In just over an year's time, the UTS has become an active forum for Tamil-speaking residents of the UAE to share, support and help the community in times of need. The UTS was founded on Nov.7 2008 and inaugurated by Syed M Salahuddin, managing director of ETA Ascon Star Group and Essa Abdulla Al Ghurair, vice-chairman, Al Ghurair Investments.
"The UTS is a non-profit organisation devoted to furthering Tamil culture in the UAE. We seek to promote Tamil cultural, educational and community activities. We are open to all people interested in promoting the ancient language. The support from the government authorities and Dubai Police to our social and charity activities are highly encouraging," said Ramesh Viswanathan, president of the sangam and an IT professional.
"We bring out the hidden talents from all over the UAE, recognise them through competitions and shows and publish it in the media. We are planning to hold in-house and competitions between Sangams. Among our immediate plans are charity shows to help the poor and orphans in and around the UAE. We also intend to introduce a Group Insurance Scheme for UTS Members," Ramesh revealed.
The Sangham also has a proposal to teach different languages focusing on how to communicate (day to day) in shops, hospital, hotel and other such places. As part of its activities, the UTS is already lending a helping hand to the Indian Association for the Blind, old age home in Madipakkam, Chennai, orphanages in Tamil Nadu, besides organising blood donation camps in the UAE. With recession gulping away several jobs, one of the activities of the UTS that has proved a hit is job assistance. "The sangam has been helping people get jobs through its web site by citing 60 portals. Several have benefited from this. Numerous people also took advantage of the UAE EIDA software that we put on our web site," claimed another active member, Prasanna.
The UTS website provides Tamil Nadu pin codes, Tamil fonts, health tips, besides a link to the Indian government website. "For those who intend to tie the knot but are not able to find the right match, the sangam offers free matrimonial service," added a member.

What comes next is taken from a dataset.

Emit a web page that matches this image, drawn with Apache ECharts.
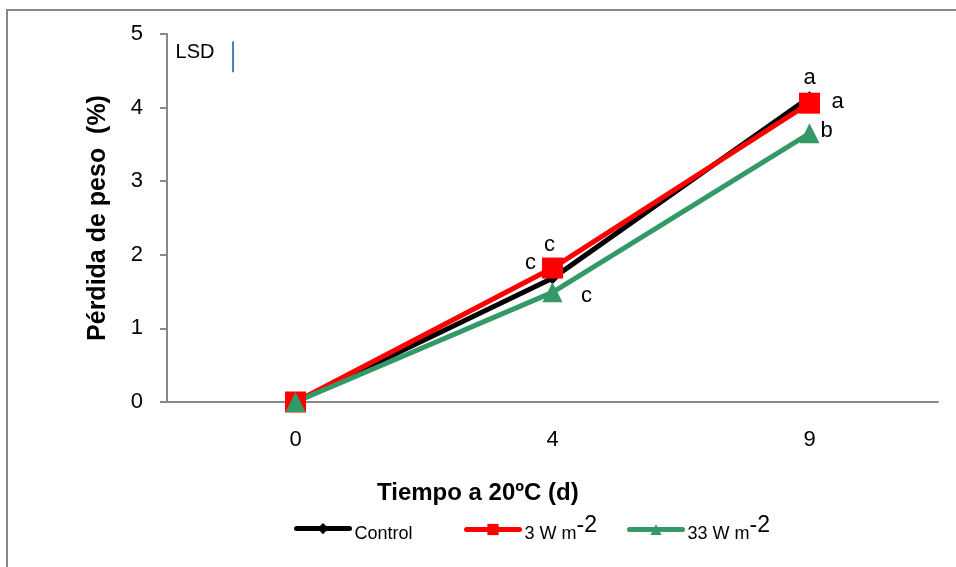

"There are instances when people struggle to get medical support. We have doctors who are specialists and guide those in need," remarked UTS member Saleem Khan. "The UAE is a multicultural society with around 200 nationalities. The Tamilians want to play a productive and positive role in the welfare of all," chorus the committee members.
The UTS committee includes Ramesh Viswanathan, Prasanna, Saleem Khan, Mohamed Sirajudeen and Hidayathullah, while Sreeganga Ramesh, Kavitha Prasanna, Vaheedha Suhail, Chitra Prosper and Amirtha Ameen form its female wing.